Determination of Steels in Kentucky Bridges
Over 200 bridges across Kentucky have steel superstructures of unknown composition and strength. Included among these are older bridges nearing the end of their design life. The team researched identification methods and developed a minimally invasive field test to identify steel strength and composition, making bridges easier to rehab and repair. KTC validated the test procedures and documented them for KYTC’s use. The end product was a database that classifies steels by weldability, mechanical (tensile) properties, ASTM or AASHTO steel type, and weathering properties.

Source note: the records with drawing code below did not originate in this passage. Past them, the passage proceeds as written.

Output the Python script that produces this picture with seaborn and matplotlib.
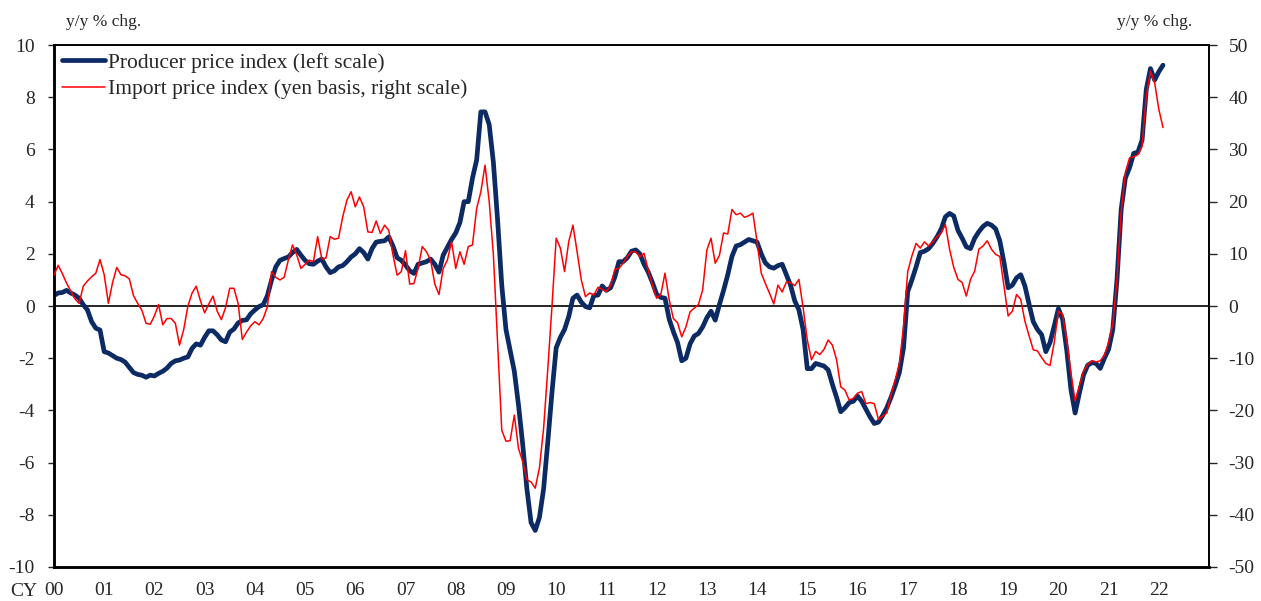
import numpy as np
import pandas as pd
import matplotlib
matplotlib.use("Agg")
import matplotlib.pyplot as plt
from matplotlib.lines import Line2D
import seaborn as sns

# =========================================
# DATA (monthly, Jan 2000 - Feb 2022, y/y % chg.)
# =========================================

# Producer price index, left scale
ppi_2000 = [0.4, 0.5, 0.52, 0.6, 0.5, 0.42, 0.3, 0.05, -0.15, -0.6, -0.85, -0.92]
ppi_2001 = [-1.75, -1.8, -1.9, -2.0, -2.05, -2.15, -2.35, -2.55, -2.62, -2.65, -2.73, -2.65]
ppi_2002 = [-2.68, -2.58, -2.5, -2.38, -2.2, -2.1, -2.07, -2.0, -1.95, -1.62, -1.45, -1.5]
ppi_2003 = [-1.2, -0.95, -0.95, -1.1, -1.3, -1.37, -1.0, -0.88, -0.65, -0.55, -0.53, -0.3]
ppi_2004 = [-0.15, -0.02, 0.05, 0.4, 1.0, 1.5, 1.75, 1.82, 1.88, 2.05, 2.17, 1.95]
ppi_2005 = [1.75, 1.62, 1.6, 1.72, 1.8, 1.5, 1.28, 1.35, 1.5, 1.55, 1.7, 1.88]
ppi_2006 = [2.0, 2.2, 2.05, 1.8, 2.2, 2.45, 2.48, 2.5, 2.65, 2.3, 1.85, 1.75]
ppi_2007 = [1.57, 1.35, 1.25, 1.6, 1.65, 1.7, 1.8, 1.6, 1.3, 1.95, 2.25, 2.55]
ppi_2008 = [2.8, 3.2, 4.0, 4.0, 4.9, 5.6, 7.44, 7.44, 6.95, 5.5, 3.3, 0.8]
ppi_2009 = [-0.9, -1.7, -2.5, -3.8, -5.3, -7.0, -8.3, -8.6, -8.1, -7.0, -5.2, -3.3]
ppi_2010 = [-1.6, -1.2, -0.9, -0.4, 0.3, 0.42, 0.15, -0.02, -0.07, 0.4, 0.42, 0.77]
ppi_2011 = [0.6, 0.7, 1.1, 1.7, 1.7, 1.85, 2.1, 2.15, 2.0, 1.6, 1.3, 0.9]
ppi_2012 = [0.45, 0.33, 0.3, -0.5, -0.98, -1.4, -2.1, -2.0, -1.45, -1.15, -1.05, -0.8]
ppi_2013 = [-0.45, -0.2, -0.54, 0.05, 0.6, 1.2, 1.9, 2.3, 2.35, 2.45, 2.55, 2.5]
ppi_2014 = [2.45, 2.0, 1.65, 1.5, 1.45, 1.55, 1.6, 1.2, 0.8, 0.2, -0.15, -0.9]
ppi_2015 = [-2.4, -2.4, -2.2, -2.25, -2.3, -2.45, -3.0, -3.5, -4.05, -3.9, -3.7, -3.65]
ppi_2016 = [-3.45, -3.65, -3.95, -4.25, -4.5, -4.45, -4.2, -3.9, -3.5, -3.05, -2.55, -1.6]
ppi_2017 = [0.55, 1.0, 1.5, 2.05, 2.1, 2.2, 2.4, 2.65, 2.95, 3.42, 3.55, 3.45]
ppi_2018 = [2.9, 2.6, 2.27, 2.2, 2.6, 2.85, 3.05, 3.17, 3.1, 2.96, 2.5, 1.67]
ppi_2019 = [0.7, 0.8, 1.08, 1.2, 0.77, 0.07, -0.6, -0.9, -1.1, -1.75, -1.4, -0.77]
ppi_2020 = [-0.1, -0.5, -1.7, -3.2, -4.1, -3.35, -2.65, -2.27, -2.17, -2.2, -2.39, -2.0]
ppi_2021 = [-1.66, -0.9, 1.0, 3.7, 4.9, 5.3, 5.85, 5.9, 6.36, 8.3, 9.1, 8.66]
ppi_2022 = [8.98, 9.23]

# Import price index (yen basis), right scale
imp_2000 = [5.9, 7.8, 6.2, 4.4, 2.9, 1.4, 0.5, 3.8, 4.8, 5.6, 6.3, 8.9]
imp_2001 = [6.0, 0.5, 4.5, 7.4, 6.0, 5.8, 5.2, 2.0, 0.5, -0.8, -3.3, -3.5]
imp_2002 = [-1.9, 0.3, -3.6, -2.4, -2.4, -3.3, -7.5, -4.5, 0.0, 2.5, 3.8, 1.0]
imp_2003 = [-1.3, 0.4, 1.9, -1.0, -2.6, -0.3, 3.4, 3.4, 0.5, -6.4, -5.0, -3.8]
imp_2004 = [-3.0, -3.6, -2.4, -0.1, 6.6, 5.5, 5.0, 5.5, 8.8, 11.7, 9.8, 7.2]
imp_2005 = [8.0, 8.8, 8.5, 13.3, 9.0, 9.2, 13.3, 12.8, 13.0, 17.1, 20.3, 21.9]
imp_2006 = [19.0, 20.9, 19.0, 14.2, 14.1, 16.3, 13.9, 15.5, 14.5, 9.8, 5.9, 6.6]
imp_2007 = [10.6, 4.2, 4.3, 7.2, 11.4, 10.4, 8.8, 4.2, 2.2, 7.2, 8.8, 12.3]
imp_2008 = [7.2, 10.4, 8.0, 11.4, 11.7, 18.7, 21.9, 27.0, 20.0, 9.8, -7.0, -23.8]
imp_2009 = [-25.9, -25.8, -20.9, -27.3, -29.8, -33.3, -33.7, -34.9, -31.0, -23.4, -12.0, 0.0]
imp_2010 = [13.0, 11.1, 6.6, 12.3, 15.5, 10.4, 5.0, 1.8, 2.5, 2.1, 3.6, 3.2]
imp_2011 = [2.8, 3.9, 7.0, 7.2, 8.2, 9.5, 10.4, 10.4, 9.4, 10.1, 6.9, 4.0]
imp_2012 = [1.5, 2.2, 6.3, 1.2, -2.4, -3.2, -5.9, -4.0, -1.1, -0.4, 0.3, 3.1]
imp_2013 = [10.7, 13.0, 8.2, 9.7, 14.0, 13.8, 18.5, 17.5, 17.8, 17.0, 17.3, 17.8]
imp_2014 = [12.3, 6.3, 4.3, 2.4, 0.4, 4.0, 2.7, 4.6, 4.5, 3.9, 5.1, -0.3]
imp_2015 = [-6.5, -10.3, -8.7, -9.3, -8.3, -6.5, -7.5, -10.3, -15.5, -16.1, -18.0, -17.7]
imp_2016 = [-16.7, -16.4, -18.7, -18.5, -18.7, -21.7, -21.1, -20.5, -17.0, -14.2, -11.0, -4.0]
imp_2017 = [6.6, 9.6, 12.0, 11.1, 12.3, 11.5, 12.3, 13.3, 14.0, 15.6, 10.9, 7.4]
imp_2018 = [5.1, 4.5, 1.9, 5.1, 6.7, 10.9, 11.5, 12.5, 10.9, 9.9, 9.5, 3.8]
imp_2019 = [-1.9, -1.0, 2.2, 1.3, -2.9, -5.7, -8.4, -8.6, -9.9, -11.0, -11.4, -7.0]
imp_2020 = [-1.0, -1.6, -6.5, -12.8, -18.2, -15.3, -12.5, -11.2, -10.5, -10.7, -10.5, -9.4]
imp_2021 = [-7.0, -3.4, 5.0, 18.0, 25.6, 28.4, 28.6, 29.0, 30.6, 40.2, 45.0, 42.8]
imp_2022 = [37.7, 34.2]

YEAR_LABELS = ["00", "01", "02", "03", "04", "05", "06", "07", "08", "09", "10",
               "11", "12", "13", "14", "15", "16", "17", "18", "19", "20", "21", "22"]

PPI_LABEL = "Producer price index (left scale)"
IMP_LABEL = "Import price index (yen basis, right scale)"

NAVY = "#0c2a63"
RED = "#ff0000"

# =========================================
# BUILD TABLE
# =========================================

ppi = (ppi_2000 + ppi_2001 + ppi_2002 + ppi_2003 + ppi_2004 + ppi_2005 + ppi_2006
       + ppi_2007 + ppi_2008 + ppi_2009 + ppi_2010 + ppi_2011 + ppi_2012 + ppi_2013
       + ppi_2014 + ppi_2015 + ppi_2016 + ppi_2017 + ppi_2018 + ppi_2019 + ppi_2020
       + ppi_2021 + ppi_2022)
imp = (imp_2000 + imp_2001 + imp_2002 + imp_2003 + imp_2004 + imp_2005 + imp_2006
       + imp_2007 + imp_2008 + imp_2009 + imp_2010 + imp_2011 + imp_2012 + imp_2013
       + imp_2014 + imp_2015 + imp_2016 + imp_2017 + imp_2018 + imp_2019 + imp_2020
       + imp_2021 + imp_2022)

df = pd.DataFrame({"month": np.arange(len(ppi)), "ppi": ppi, "imp": imp})

# =========================================
# STYLE
# =========================================

sns.set_style("white")
plt.rcParams["font.family"] = ["Liberation Serif", "DejaVu Serif"]
plt.rcParams["axes.unicode_minus"] = False
FS = 14
FS_UNIT = 12.5
FS_LEG = 15.5

# =========================================
# PLOT
# =========================================

fig, ax = plt.subplots(figsize=(12.61, 6.01), dpi=100)
fig.subplots_adjust(left=0.0428, right=0.9588, bottom=0.0566, top=0.925)
ax2 = ax.twinx()

ax.axhline(0, color="black", linewidth=1.2, zorder=1)

sns.lineplot(data=df, x="month", y="ppi", ax=ax, color=NAVY, linewidth=3.4,
             legend=False, zorder=3)
sns.lineplot(data=df, x="month", y="imp", ax=ax2, color=RED, linewidth=1.1,
             legend=False, zorder=4)

ax.set_xlim(0, 276)
ax.set_ylim(-10, 10)
ax2.set_ylim(-50, 50)

ax.set_yticks(range(-10, 11, 2))
ax2.set_yticks(range(-50, 51, 10))
ax.set_xticks(range(0, 277, 12))
ax.set_xticklabels(YEAR_LABELS + [""])

ax.set_xlabel("")
ax.set_ylabel("")
ax2.set_ylabel("")

ax.tick_params(axis="y", direction="out", length=4, width=1, labelsize=FS, pad=10)
ax2.tick_params(axis="y", direction="out", length=6, width=1, labelsize=FS, pad=8)
ax.tick_params(axis="x", direction="in", length=6, width=1, labelsize=FS, pad=11)

for a in (ax, ax2):
    for side in ["top", "right"]:
        a.spines[side].set_linewidth(1.2)
        a.spines[side].set_color("black")
    for side in ["left", "bottom"]:
        a.spines[side].set_linewidth(1.8)
        a.spines[side].set_color("black")

# Legend
handles = [Line2D([], [], color=NAVY, linewidth=3.4),
           Line2D([], [], color=RED, linewidth=1.1)]
ax2.legend(handles, [PPI_LABEL, IMP_LABEL], loc="upper left",
           bbox_to_anchor=(0.0, 1.0), frameon=False, fontsize=FS_LEG,
           handlelength=2.0, handletextpad=0.15, labelspacing=0.3,
           borderaxespad=0.15, borderpad=0.2)

# Unit labels and CY
fig.text(66 / 1261, 1 - 22 / 601, "y/y % chg.", fontsize=FS_UNIT, ha="left", va="center")
fig.text(1192 / 1261, 1 - 22 / 601, "y/y % chg.", fontsize=FS_UNIT, ha="right", va="center")
fig.text(10 / 1261, 1 - 591 / 601, "CY", fontsize=FS, ha="left", va="center")

fig.savefig("out.png", dpi=100)
plt.close(fig)
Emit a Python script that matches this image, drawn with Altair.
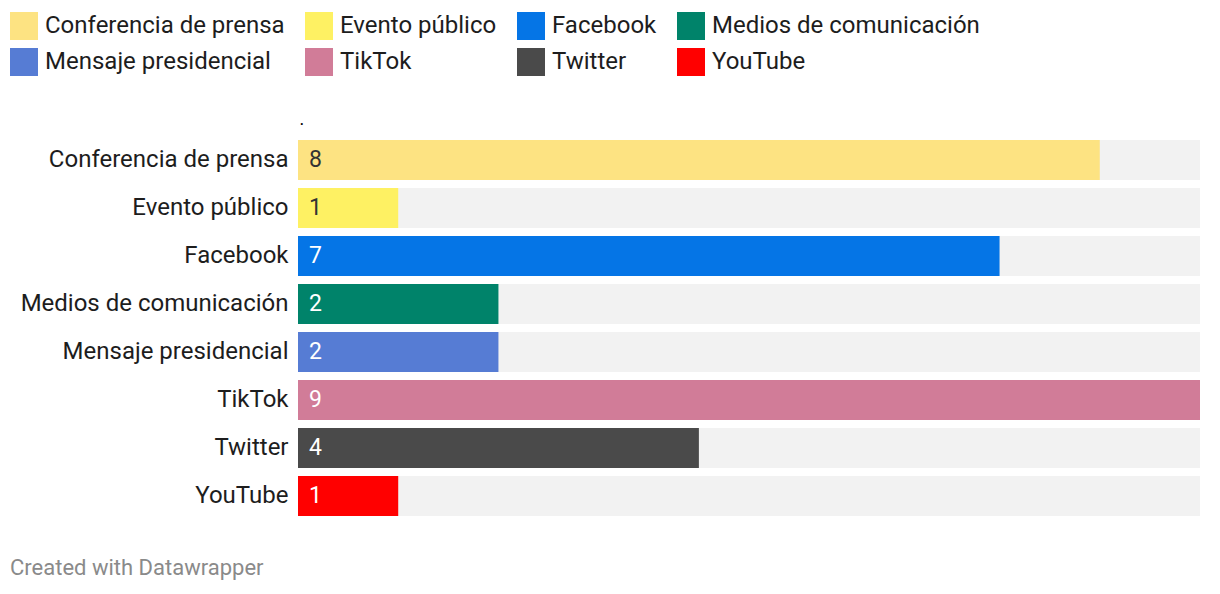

Chloride Contamination Remediation on Steel Bridges
Painting is the primary means of corrosion prevention for most existing KYTC steel bridges. It is a very expensive operation and KYTC strives to limit its life‐cycle costs by obtaining the maximum service lives of maintenance painting projects. Prior to painting, the steel surfaces of those bridges become contaminated with chlorides from leaking deck joints or aerosols kicked up by traffic during inclement weather. Conventional maintenance painting practice begins with abrasive blasting to remove soils and existing paint. Recent research has shown that this practice retains residual chlorides trapped in high concentrations in microscopic pits. This leftover contamination serves as “hot spots” for follow‐on corrosion after the new coating is applied and has the effect of reducing the service lives of coatings.
Waterproofing Options in Bridge Decks
The increased use of deicing chemicals requires that bridge decks be waterproofed for protection. Because bridge decks are such a high maintenance item for KYTC, the Center investigated waterproofing membranes that protect and create a renewable deck surface. Researchers developed laboratory procedures to prequalify products to be tested in the field, including waterproofing membranes, polymer asphalts and laminates. Not only did the team look at the application requirements, but analyzed cost, best locations for use, and how the Cabinet would be able to adopt any candidate waterproofing systems.